— To be done —
Each line from the top of the listing through the one holding "var wga4Err = [0.092, 0.078, 0.060, 0.045, 0.040];" should be restated word for word, with nothing added and no pictures.
"""
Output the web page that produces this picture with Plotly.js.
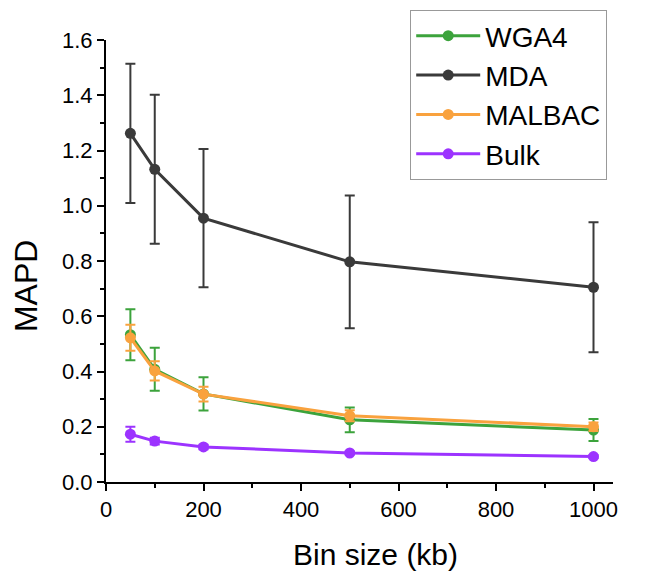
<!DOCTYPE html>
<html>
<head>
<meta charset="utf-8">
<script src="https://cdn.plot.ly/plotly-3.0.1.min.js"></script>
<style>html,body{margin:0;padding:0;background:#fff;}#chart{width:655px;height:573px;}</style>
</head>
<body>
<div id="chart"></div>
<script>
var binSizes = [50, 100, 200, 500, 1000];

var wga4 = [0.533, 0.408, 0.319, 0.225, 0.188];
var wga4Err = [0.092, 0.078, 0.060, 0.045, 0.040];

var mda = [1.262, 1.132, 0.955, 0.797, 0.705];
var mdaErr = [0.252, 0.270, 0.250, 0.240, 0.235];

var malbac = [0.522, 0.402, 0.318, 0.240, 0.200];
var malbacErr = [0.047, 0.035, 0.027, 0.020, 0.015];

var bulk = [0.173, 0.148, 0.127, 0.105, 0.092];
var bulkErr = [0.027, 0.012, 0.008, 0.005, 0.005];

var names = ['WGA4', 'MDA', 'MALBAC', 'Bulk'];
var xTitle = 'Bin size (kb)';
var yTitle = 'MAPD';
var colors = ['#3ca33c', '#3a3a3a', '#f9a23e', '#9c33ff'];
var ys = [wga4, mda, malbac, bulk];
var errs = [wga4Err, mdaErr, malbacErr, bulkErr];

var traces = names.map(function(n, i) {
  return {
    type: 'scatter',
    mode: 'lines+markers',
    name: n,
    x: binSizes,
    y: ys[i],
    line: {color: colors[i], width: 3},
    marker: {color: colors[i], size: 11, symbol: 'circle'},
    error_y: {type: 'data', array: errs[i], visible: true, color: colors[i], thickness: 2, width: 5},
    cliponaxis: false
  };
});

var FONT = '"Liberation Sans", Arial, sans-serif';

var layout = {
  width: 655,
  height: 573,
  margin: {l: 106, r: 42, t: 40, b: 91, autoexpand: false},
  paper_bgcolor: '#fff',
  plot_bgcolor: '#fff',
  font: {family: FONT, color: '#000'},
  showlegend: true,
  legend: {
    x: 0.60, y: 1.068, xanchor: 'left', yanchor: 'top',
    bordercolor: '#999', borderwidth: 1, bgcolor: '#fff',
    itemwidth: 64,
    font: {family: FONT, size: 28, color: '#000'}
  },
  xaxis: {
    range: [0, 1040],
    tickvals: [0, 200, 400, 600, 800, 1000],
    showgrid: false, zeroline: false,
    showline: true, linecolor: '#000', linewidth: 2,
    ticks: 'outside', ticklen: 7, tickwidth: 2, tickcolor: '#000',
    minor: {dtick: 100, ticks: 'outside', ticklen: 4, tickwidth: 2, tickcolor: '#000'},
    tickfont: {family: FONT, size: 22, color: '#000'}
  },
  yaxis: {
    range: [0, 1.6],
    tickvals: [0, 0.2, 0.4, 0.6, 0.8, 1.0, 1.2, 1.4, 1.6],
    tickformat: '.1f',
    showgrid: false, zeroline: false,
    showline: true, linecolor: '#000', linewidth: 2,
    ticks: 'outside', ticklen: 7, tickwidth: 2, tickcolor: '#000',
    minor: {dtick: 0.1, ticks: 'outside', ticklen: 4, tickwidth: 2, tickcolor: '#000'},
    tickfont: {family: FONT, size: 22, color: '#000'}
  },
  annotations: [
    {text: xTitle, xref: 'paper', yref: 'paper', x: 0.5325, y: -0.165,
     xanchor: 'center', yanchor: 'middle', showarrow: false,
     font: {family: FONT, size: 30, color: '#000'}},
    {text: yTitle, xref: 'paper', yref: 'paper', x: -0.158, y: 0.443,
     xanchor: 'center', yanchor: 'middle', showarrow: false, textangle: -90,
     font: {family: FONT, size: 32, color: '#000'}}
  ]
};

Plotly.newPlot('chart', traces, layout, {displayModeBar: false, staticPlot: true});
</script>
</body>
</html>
"""
— Solution to this exercise —
Output the web page that produces this picture with Plotly.js.
<!DOCTYPE html>
<html>
<head>
<meta charset="utf-8">
<script src="https://cdn.plot.ly/plotly-3.0.1.min.js"></script>
<style>html,body{margin:0;padding:0;background:#fff;}#chart{width:655px;height:573px;}</style>
</head>
<body>
<div id="chart"></div>
<script>
var binSizes = [50, 100, 200, 500, 1000];

var wga4 = [0.533, 0.408, 0.319, 0.225, 0.188];
var wga4Err = [0.092, 0.078, 0.060, 0.045, 0.040];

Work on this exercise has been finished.